[EM] Are LIIA, majority, determinism, and neutrality incompatible?

Joshua Boehme joshua.p.boehme at gmail.com
Thu Jan 30 17:56:47 PST 2025


As a post-script, I realized at the last minute that you mentioned 
determinism in the subject. The fact that my counterexample relies on a 
distribution might actually be another piece of evidence in favor of 
your argument.


On 1/30/25 8:51 PM, Joshua Boehme wrote:
> 
> The centrifugal margins solutions to this election seem like a 
> reasonable counterexample to me.
> 
> These are distributions over potential orderings.
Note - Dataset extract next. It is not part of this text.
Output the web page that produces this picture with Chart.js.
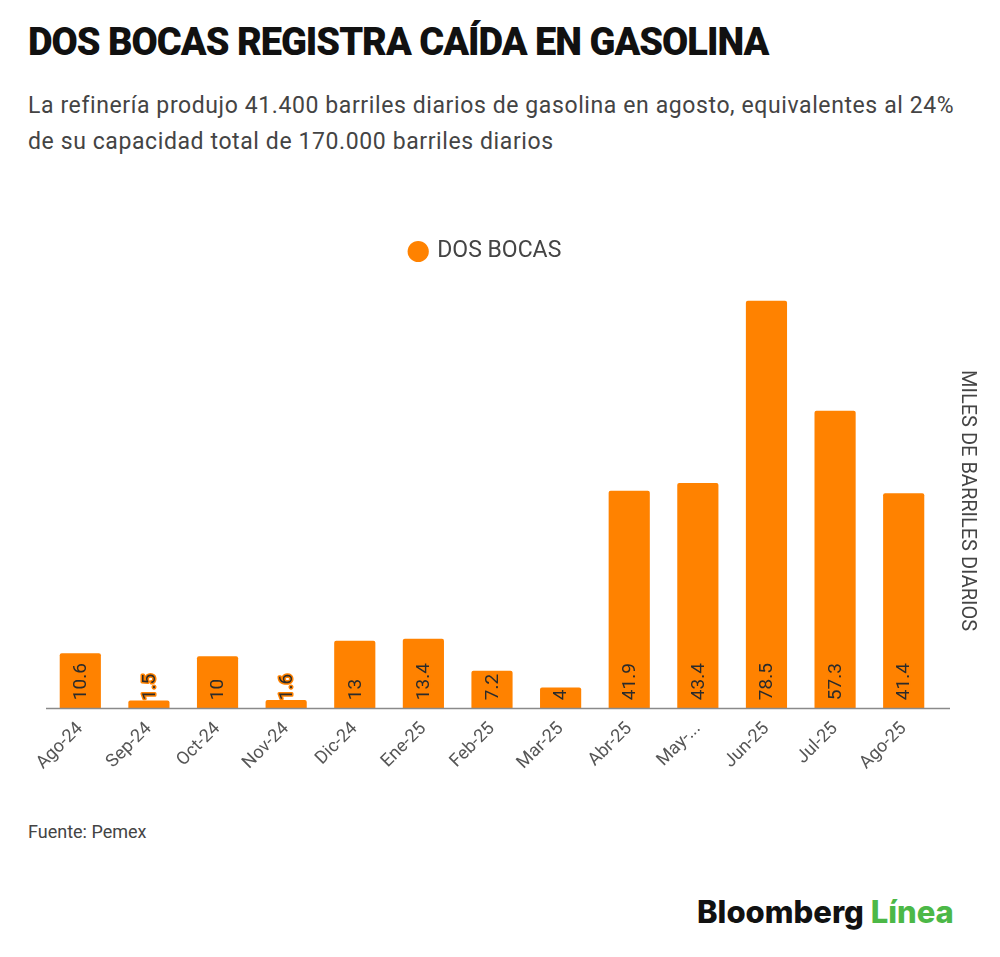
<!DOCTYPE html>
<html>
<head>
<meta charset="utf-8">
<script src="https://cdn.jsdelivr.net/npm/chart.js@4"></script>
<style>
  html, body { margin: 0; padding: 0; background: #fff; }
  body { width: 1000px; height: 957px; position: relative; font-family: Roboto, sans-serif; overflow: hidden; }
  #title { position: absolute; left: 28px; top: 20px; font-size: 38px; font-weight: 900; letter-spacing: -1px; color: #111; white-space: nowrap; }
  #subtitle { position: absolute; left: 28px; top: 88px; font-size: 23px; line-height: 36px; letter-spacing: 0.6px; color: #444; width: 945px; }
  #chartBox { position: absolute; left: 0; top: 202px; width: 1000px; height: 596px; }
  #source { position: absolute; left: 28px; top: 821px; font-size: 18px; color: #444; }
  #logo { position: absolute; left: 697px; top: 893px; font-family: Inter, "Liberation Sans", sans-serif; font-size: 31px; font-weight: 800; letter-spacing: 0; color: #111; white-space: nowrap; }
  #logo span { color: #4cb847; }
</style>
</head>
<body>
<div id="title">DOS BOCAS REGISTRA CAÍDA EN GASOLINA</div>
<div id="subtitle">La refinería produjo 41.400 barriles diarios de gasolina en agosto, equivalentes al 24% de su capacidad total de 170.000 barriles diarios</div>
<div id="chartBox"><canvas id="chart"></canvas></div>
<div id="source">Fuente: Pemex</div>
<div id="logo">Bloomberg <span>Línea</span></div>
<script>
// ---------- Data ----------
const months = ['Ago-24', 'Sep-24', 'Oct-24', 'Nov-24', 'Dic-24', 'Ene-25', 'Feb-25',
  'Mar-25', 'Abr-25', 'May-...', 'Jun-25', 'Jul-25', 'Ago-25'];
const dosBocas = [10.6, 1.5, 10, 1.6, 13, 13.4, 7.2, 4, 41.9, 43.4, 78.5, 57.3, 41.4];
const seriesName = 'DOS BOCAS';
const axisTitle = 'MILES DE BARRILES DIARIOS';

const orange = '#ff8200';

// ---------- Plugins ----------
// push the plot area down below the legend, and nudge the legend left
const legendGap = {
  id: 'legendGap',
  beforeInit(chart) {
    const fit = chart.legend.fit;
    chart.legend.fit = function () {
      fit.call(this);
      this.height += 20;
    };
  },
  afterLayout(chart) {
    chart.legend.left -= 37;
    chart.legend.right -= 37;
  }
};

// vertical value labels sitting on the bar base
const barValues = {
  id: 'barValues',
  afterDatasetsDraw(chart) {
    const ctx = chart.ctx;
    const meta = chart.getDatasetMeta(0);
    ctx.save();
    ctx.font = '19px Roboto, sans-serif';
    ctx.textAlign = 'left';
    ctx.textBaseline = 'middle';
    ctx.lineJoin = 'round';
    meta.data.forEach((bar, i) => {
      const label = String(dosBocas[i]);
      ctx.save();
      ctx.translate(bar.x, bar.base - 8);
      ctx.rotate(-Math.PI / 2);
      ctx.lineWidth = 3;
      ctx.strokeStyle = orange;
      ctx.strokeText(label, 0, 1);
      ctx.fillStyle = '#2b2b2b';
      ctx.fillText(label, 0, 1);
      ctx.restore();
    });
    ctx.restore();
  }
};

// baseline reaching slightly past the plot area, like the original
const baseLine = {
  id: 'baseLine',
  afterDatasetsDraw(chart) {
    const { ctx, chartArea, scales } = chart;
    const y = Math.round(scales.y.getPixelForValue(0)) + 0.5;
    ctx.save();
    ctx.strokeStyle = '#8a8a8a';
    ctx.lineWidth = 1.5;
    ctx.beginPath();
    ctx.moveTo(chartArea.left, y);
    ctx.lineTo(chartArea.right + 12, y);
    ctx.stroke();
    ctx.restore();
  }
};

// ---------- Chart ----------
new Chart(document.getElementById('chart'), {
  type: 'bar',
  data: {
    labels: months,
    datasets: [{
      label: seriesName,
      data: dosBocas,
      backgroundColor: orange,
      borderRadius: 2,
      borderSkipped: 'bottom',
      categoryPercentage: 1,
      barPercentage: 0.6
    }]
  },
  options: {
    responsive: true,
    maintainAspectRatio: false,
    animation: false,
    layout: { padding: { left: 46, right: 0, top: 27, bottom: 14 } },
    plugins: {
      legend: {
        position: 'top',
        labels: {
          usePointStyle: true,
          pointStyle: 'circle',
          boxWidth: 15,
          boxHeight: 15,
          padding: 11,
          color: '#444',
          font: { family: 'Roboto', size: 23 }
        }
      },
      tooltip: { enabled: false }
    },
    scales: {
      x: {
        grid: { display: false, drawTicks: false },
        border: { display: false },
        ticks: {
          color: '#555',
          font: { family: 'Roboto', size: 18 },
          maxRotation: 45,
          minRotation: 45,
          padding: 10,
          autoSkip: false
        }
      },
      y: {
        display: false,
        min: 0,
        max: 80
      },
      yTitle: {
        position: 'right',
        display: true,
        min: 0,
        max: 80,
        grid: { display: false, drawTicks: false },
        border: { display: false },
        ticks: { display: false },
        title: {
          display: true,
          text: axisTitle,
          color: '#444',
          font: { family: 'Roboto', size: 20 },
          padding: { top: 21, bottom: 17 }
        }
      }
    }
  },
  plugins: [legendGap, barValues, baseLine]
});
</script>
</body>
</html>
Alternatively, you can 
> think of these as if the method sometimes returns tied orderings it was 
> indifferent between and throws the decision to the tiebreaking mechanism 
> (in other words, the tiebreaking becomes external to the method instead 
> of internal).
> 
> {A, B, C}: 50% A > C > B, 50% C > B > A
> {A, B}:    50% A > B,     50% B > A
> {A, C}:    50% A > C,     50% C > A
> {B, C}:    100% C > B
> 
> 
> Centrifugal margins satisfies majority and Smith (the latter in the 
> "successive Smith set" way that ranked pairs does). I'm not sure whether 
> or not it always satisfies LIIA, though.
> 
> 
> On 1/23/25 08:32, Kristofer Munsterhjelm wrote:
>  > Someone check my reasoning here, because I might have found out why 
> LIIA methods like ranked pairs are so intertwined with their tiebreakers.
>  >
>  > Suppose we have a method that passes majority and also LIIA. (It thus 
> has to pass Smith and ISDA.) Consider the following election:
>  >
>  > 4: A > B > C
>  > 5: A > C > B
>  > 1: B > A > C
>  > 4: B > C > A
>  > 1: C > A > B
>  > 5: C > B > A
>  >
>  > A ties both B and C pairwise, and C beats B: A=B, A=C, C>B.